Allocation and Return
The ABCA held that, in deciding the Allocation Issue, the AUC should consider who qualifies as an “owner” for the purposes of s 122(1) of the EUA. In addressing who is characterized as the “owner” of a particular asset, the AUC should also consider whether the asset is capital related to the owner’s investment in the electric utility under s 122(1)(a) of the EUA. In deciding these questions, the AUC should consider the distinction in the EUA between transmission facilities and distribution facilities and their respective duties and responsibilities. The AUC should further have regard to the role of SAS and whether this falls within the ambit of “ownership” under the EUA.

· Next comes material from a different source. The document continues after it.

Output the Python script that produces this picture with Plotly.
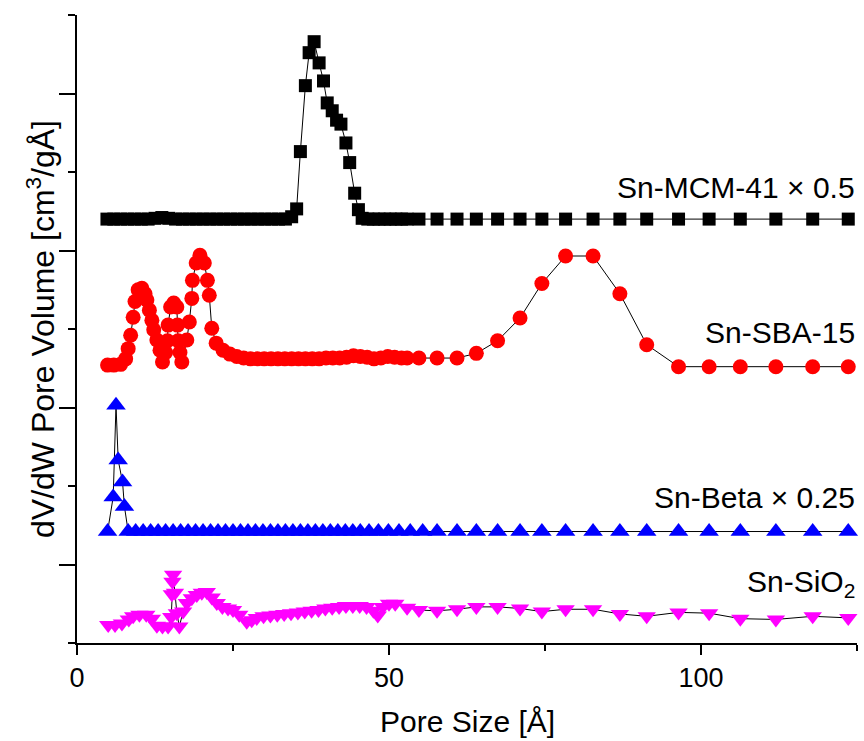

Regarding the Return Issue, the ABCA encouraged the parties to offer, and the AUC to consider again, the meaning of the legislative language, particularly for the purposes of determining what is properly considered the type of asset that should be included as an investment asset from which recovery of return is appropriate. In that regard, the concept of an “owner” has an inclusive meaning and the law of property recognizes various proprietary interests.
Fair Return Issue
The ABCA noted that the goal behind the customer contribution policy was to exert economic discipline on siting decisions for the construction of connection facilities by sending price signals to the connecting customers. These goals are laudable and essential in a monopolistic capital-intensive industry. Electric utilities are incentivized to aggressively invest in capital because this is the conduit by which a return is earned and profits are increased. However, the statutory scheme instructs the AUC to:
- ensure that a tariff approved by it is just and reasonable, and that it is not unduly preferential, arbitrary or unjustly discriminatory, or inconsistent with the EUA; and
- have regard for the principle that a tariff approved by it must provide the owner of an electric utility with a reasonable opportunity to recover the costs and expenses associated with capital related to the owner’s investment in the electric utility, including a fair return on the equity-funded portion of the investment.